Mike Cahill's Another Earth is the latest in this year's influx of subtle, cosmically-based semi-Sci-Fi films (which has also included Lars von Trier's Melancholia and Jeff Nichols' Take Shelter). Another Earth does exactly what it says on the tin; intelligent teenager Rhoda Williams (Brit Marling, who also co-wrote with Cahill) celebrates her acceptance to MIT on the same night that a new Earth-like planet is discovered. While drunkenly looking upwards to catch a glimpse of Earth 2, she crashes head on into the car of John Burroughs (William Mapother, who you will remember as that creepy guy Ethan from Lost), putting him into a coma and killing his wife and son. After spending four years in jail, Rhoda re-emerges into a world where the sky is dominated by the approaching Earth 2, and takes a job as a janitor in her old school. Later, she discovers the identity of the man whose family she inadvertently killed, and after losing her nerve when she goes to apologise, ends up as his housekeeper.
While all this is going on, a startling discovery is made; Earth 2 is not just an Earth-like planet, but is in fact an almost exact carbon copy of our own planet, including the same countries, cities, and people. In other words, this film isn't just about Another Earth, it's also about Another You. Of course, this discovery immediately throws up all sorts of existential and philosophical quandaries, not the least of which is what, if you ever met the other you, would you say to each other? Rhoda is thrown in at the deep end after winning a flight to Earth 2, and must make the decision to go (into the relative unknown) or to stay (in her dead end job with her guilty conscience).
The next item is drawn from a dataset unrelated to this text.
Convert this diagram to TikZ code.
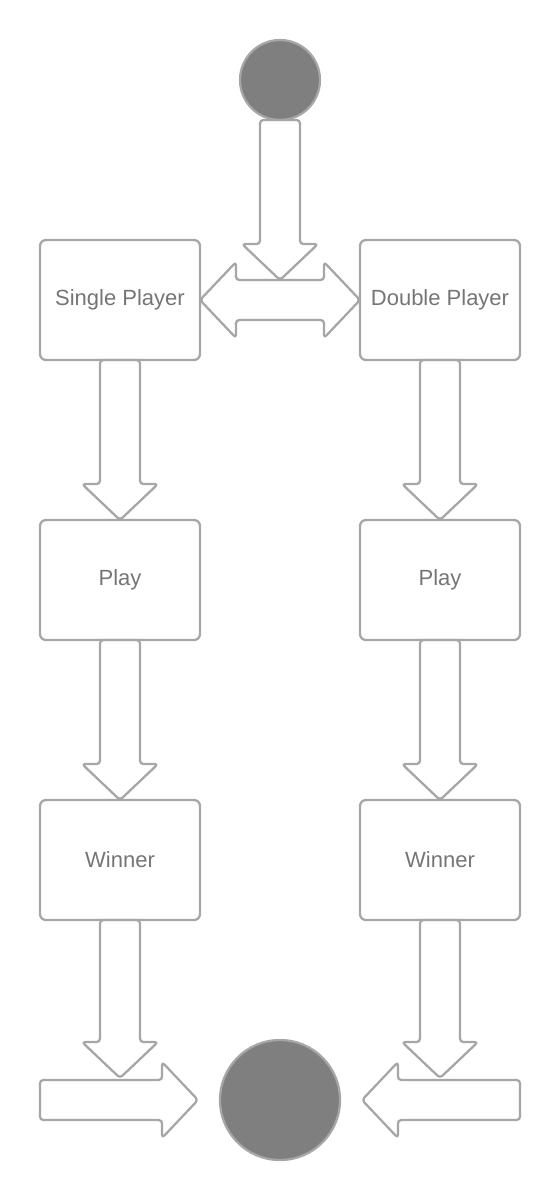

Another Earth has not been wowing the critics, but perhaps this is just because of its unfortunately timed release; with an epic existential planetary masterpiece in the shape of Melancholia orbiting onto the scene just a few months before, unfair comparisons have been made and Another Earth has been found wanting. It's true that the core story of Another Earth is a little formulaic (a character makes one haunting mistake before getting in too deep with the victim of that mistake), but the performances, from Marling especially, are wonderfully subdued and convincing. Plus, the film is shot in an intriguingly fragmented way through the use of different filming styles, giving the viewer a subjective impression of protagonist Rhoda's feelings and thought processes.
However, the most interesting things about Another Earth are the concepts behind it, both philosophical and psychological. Clearly the sudden appearance of another large life-supporting planet in our solar system, were it to happen in real life, would have catastrophic consequences - but, interestingly, the story of Another Earth bypasses this completely (unlike Melancholia) in favour of a psychodramatic exploration of emotions. There's no sense of impending doom here; only wonderment and cautious hope. While this film is by no means a masterpiece, it is pleasantly upbeat and thought-provoking, and does not deserve to get lost in the considerable shadow of Melancholia.
Another Earth is a KINOLENS Film of the Moment and is currently on general release in the UK.